▶ _SOURCE DATA_:
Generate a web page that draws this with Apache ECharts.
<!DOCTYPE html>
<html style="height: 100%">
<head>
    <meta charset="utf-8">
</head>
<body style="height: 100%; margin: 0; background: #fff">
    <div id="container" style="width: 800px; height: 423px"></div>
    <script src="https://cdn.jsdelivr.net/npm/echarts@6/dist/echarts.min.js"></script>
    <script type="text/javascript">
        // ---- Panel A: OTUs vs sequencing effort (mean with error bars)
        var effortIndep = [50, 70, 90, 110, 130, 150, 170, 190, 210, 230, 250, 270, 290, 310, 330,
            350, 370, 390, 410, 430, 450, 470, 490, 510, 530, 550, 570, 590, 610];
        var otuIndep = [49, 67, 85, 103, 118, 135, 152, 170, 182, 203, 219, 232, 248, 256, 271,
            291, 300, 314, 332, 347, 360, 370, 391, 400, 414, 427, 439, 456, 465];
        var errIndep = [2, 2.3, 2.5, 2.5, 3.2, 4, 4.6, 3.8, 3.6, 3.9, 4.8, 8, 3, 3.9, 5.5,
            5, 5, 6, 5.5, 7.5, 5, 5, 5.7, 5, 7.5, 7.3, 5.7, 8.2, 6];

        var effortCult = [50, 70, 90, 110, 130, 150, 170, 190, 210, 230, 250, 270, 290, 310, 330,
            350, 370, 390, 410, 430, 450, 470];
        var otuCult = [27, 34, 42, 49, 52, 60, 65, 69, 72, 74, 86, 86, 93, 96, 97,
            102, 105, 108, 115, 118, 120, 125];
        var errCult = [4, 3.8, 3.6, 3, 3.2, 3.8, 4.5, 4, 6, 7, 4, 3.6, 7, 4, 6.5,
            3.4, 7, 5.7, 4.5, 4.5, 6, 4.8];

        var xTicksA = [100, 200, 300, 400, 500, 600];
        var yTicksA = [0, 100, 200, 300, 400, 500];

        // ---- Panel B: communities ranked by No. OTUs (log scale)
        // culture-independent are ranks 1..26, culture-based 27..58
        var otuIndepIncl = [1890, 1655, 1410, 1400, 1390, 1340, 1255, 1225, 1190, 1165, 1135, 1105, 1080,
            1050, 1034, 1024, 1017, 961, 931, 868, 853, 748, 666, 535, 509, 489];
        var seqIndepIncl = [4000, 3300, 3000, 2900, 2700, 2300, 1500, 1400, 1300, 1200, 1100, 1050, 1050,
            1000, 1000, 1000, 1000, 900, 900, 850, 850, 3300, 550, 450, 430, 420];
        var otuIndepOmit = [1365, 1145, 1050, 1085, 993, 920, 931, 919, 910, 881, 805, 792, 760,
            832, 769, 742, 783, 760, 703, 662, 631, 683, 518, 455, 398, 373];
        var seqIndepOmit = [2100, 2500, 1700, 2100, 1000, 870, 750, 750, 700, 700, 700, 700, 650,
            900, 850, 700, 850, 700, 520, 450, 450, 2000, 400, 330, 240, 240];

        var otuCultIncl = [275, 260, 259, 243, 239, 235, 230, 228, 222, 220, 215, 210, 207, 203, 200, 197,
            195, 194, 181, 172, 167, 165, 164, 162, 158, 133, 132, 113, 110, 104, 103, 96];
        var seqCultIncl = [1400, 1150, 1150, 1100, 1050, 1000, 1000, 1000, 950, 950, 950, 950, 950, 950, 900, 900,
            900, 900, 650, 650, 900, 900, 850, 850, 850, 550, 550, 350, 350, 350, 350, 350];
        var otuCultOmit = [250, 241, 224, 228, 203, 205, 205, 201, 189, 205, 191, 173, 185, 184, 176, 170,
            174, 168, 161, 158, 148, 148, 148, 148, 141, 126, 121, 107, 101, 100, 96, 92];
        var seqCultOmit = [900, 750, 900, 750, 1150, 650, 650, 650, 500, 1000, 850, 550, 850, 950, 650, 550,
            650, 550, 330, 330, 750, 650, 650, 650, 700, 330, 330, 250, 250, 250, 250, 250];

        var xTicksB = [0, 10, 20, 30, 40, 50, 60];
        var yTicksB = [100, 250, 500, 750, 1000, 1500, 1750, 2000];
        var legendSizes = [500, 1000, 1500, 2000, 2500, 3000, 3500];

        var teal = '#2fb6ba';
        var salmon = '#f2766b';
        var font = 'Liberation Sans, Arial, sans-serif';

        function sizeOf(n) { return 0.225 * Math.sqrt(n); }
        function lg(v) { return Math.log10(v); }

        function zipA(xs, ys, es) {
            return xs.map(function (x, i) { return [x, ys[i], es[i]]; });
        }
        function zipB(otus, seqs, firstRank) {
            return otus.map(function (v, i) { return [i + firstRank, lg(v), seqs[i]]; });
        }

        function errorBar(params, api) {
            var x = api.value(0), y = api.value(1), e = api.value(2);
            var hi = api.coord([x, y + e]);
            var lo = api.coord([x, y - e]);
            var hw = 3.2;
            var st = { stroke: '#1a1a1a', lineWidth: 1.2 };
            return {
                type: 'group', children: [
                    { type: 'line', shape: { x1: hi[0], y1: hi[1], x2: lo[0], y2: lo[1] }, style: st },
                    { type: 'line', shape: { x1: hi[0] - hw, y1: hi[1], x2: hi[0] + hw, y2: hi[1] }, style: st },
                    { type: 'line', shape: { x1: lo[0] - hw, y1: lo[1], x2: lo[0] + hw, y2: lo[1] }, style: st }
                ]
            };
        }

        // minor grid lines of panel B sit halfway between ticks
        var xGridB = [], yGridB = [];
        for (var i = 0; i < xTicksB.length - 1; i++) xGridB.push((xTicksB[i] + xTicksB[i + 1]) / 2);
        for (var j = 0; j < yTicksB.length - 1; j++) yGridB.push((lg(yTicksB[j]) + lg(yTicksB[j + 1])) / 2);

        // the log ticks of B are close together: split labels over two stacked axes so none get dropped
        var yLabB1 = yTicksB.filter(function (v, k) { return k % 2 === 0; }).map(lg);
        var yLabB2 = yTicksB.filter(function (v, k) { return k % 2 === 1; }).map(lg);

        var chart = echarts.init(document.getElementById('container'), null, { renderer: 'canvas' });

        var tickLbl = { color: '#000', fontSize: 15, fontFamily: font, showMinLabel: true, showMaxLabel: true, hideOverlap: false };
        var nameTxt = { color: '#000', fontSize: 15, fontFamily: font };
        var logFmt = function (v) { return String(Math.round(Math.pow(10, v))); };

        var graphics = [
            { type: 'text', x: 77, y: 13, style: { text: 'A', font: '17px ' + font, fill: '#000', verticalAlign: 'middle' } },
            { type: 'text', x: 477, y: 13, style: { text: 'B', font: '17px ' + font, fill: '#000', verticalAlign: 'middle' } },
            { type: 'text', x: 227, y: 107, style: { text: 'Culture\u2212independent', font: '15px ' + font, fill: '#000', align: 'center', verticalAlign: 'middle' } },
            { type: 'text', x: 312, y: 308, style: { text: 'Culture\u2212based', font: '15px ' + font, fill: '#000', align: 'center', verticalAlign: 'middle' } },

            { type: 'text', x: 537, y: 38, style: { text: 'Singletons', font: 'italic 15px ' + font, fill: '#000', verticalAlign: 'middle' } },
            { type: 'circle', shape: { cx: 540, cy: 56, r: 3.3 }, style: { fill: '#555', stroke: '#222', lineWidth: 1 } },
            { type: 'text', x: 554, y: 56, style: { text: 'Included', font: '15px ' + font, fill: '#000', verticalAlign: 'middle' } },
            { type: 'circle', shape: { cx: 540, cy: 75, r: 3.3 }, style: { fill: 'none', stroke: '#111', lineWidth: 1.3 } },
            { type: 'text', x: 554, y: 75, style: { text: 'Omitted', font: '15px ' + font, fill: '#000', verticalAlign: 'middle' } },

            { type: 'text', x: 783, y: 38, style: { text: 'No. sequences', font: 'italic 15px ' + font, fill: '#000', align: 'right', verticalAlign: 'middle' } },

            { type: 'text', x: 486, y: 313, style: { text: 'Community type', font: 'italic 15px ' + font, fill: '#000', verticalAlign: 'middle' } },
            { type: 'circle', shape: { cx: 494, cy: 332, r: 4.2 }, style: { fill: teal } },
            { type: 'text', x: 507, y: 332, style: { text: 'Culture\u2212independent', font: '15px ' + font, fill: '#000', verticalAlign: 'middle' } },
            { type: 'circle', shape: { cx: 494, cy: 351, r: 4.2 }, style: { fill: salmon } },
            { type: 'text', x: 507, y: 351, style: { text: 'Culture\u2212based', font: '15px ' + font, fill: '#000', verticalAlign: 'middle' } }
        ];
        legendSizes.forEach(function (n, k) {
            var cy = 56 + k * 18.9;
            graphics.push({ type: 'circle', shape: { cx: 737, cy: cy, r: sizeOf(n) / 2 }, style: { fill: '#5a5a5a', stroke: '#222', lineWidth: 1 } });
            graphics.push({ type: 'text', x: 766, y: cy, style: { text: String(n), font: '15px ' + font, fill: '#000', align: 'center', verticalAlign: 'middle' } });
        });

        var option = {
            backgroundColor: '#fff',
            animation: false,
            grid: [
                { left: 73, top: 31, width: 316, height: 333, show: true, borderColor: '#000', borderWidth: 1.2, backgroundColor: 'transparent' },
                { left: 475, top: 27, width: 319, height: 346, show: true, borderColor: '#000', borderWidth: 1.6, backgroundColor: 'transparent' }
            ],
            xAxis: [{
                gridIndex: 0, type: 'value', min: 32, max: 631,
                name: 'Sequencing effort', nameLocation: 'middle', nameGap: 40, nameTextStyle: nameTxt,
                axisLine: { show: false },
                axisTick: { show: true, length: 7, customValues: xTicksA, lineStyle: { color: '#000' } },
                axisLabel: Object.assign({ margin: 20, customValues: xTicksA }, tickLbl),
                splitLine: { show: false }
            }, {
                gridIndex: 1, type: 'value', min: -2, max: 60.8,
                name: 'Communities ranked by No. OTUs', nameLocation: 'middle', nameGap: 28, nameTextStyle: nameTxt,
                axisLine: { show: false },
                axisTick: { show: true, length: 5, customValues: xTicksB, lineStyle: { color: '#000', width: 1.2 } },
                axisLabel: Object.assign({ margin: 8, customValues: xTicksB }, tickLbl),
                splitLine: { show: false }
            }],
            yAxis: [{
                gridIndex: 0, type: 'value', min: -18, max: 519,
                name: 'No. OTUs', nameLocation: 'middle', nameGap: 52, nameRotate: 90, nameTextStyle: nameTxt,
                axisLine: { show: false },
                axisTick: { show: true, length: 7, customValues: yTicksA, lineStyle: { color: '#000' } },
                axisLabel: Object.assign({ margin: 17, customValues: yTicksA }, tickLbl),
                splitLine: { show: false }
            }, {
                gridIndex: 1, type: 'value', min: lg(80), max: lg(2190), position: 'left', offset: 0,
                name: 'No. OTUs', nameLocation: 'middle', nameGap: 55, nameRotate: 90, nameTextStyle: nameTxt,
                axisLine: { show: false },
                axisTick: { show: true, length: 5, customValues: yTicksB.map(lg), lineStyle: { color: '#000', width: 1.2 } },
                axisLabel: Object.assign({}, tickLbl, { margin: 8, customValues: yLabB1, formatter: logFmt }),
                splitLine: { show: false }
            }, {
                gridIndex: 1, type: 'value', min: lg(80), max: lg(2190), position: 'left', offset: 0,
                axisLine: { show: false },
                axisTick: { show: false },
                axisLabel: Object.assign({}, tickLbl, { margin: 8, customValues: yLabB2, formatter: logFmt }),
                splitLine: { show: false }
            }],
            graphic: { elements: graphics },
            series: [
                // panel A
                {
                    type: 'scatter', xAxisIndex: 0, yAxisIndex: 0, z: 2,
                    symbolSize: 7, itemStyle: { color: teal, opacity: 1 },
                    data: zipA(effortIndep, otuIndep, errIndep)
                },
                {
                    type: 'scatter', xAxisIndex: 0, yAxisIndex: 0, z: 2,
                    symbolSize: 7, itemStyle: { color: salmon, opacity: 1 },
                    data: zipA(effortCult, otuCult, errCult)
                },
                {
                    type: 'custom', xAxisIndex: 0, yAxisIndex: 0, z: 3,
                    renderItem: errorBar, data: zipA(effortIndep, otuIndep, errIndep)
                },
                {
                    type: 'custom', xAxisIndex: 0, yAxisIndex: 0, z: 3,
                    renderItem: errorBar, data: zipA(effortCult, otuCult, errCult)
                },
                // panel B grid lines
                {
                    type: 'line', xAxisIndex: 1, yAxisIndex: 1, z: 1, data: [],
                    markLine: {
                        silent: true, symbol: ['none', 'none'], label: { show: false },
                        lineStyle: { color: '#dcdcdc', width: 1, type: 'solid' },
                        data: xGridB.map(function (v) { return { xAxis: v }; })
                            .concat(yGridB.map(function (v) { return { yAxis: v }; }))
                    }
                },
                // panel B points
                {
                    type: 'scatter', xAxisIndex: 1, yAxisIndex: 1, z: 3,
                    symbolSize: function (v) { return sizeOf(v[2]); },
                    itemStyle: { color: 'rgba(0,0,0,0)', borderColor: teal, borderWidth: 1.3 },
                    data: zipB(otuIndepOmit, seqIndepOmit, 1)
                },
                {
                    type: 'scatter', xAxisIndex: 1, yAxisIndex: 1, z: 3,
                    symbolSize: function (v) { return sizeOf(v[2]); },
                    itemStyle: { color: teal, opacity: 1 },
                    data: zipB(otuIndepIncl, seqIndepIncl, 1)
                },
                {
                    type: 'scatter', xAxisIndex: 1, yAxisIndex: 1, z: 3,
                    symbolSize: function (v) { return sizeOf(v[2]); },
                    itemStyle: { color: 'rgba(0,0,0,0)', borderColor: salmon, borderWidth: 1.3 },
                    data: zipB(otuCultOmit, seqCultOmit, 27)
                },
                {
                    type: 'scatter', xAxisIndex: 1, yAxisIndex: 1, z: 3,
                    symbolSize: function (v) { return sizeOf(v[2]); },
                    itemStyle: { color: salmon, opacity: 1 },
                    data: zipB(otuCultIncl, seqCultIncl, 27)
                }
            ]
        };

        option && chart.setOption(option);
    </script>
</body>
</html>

▶ _GIVEN REQUEST_:
Scan the data for the word "with" and copy every line where it shows up.

▶ _SOLUTION TO THE PROBLEM_:
Generate a web page that draws this with Apache ECharts.
        // ---- Panel A: OTUs vs sequencing effort (mean with error bars)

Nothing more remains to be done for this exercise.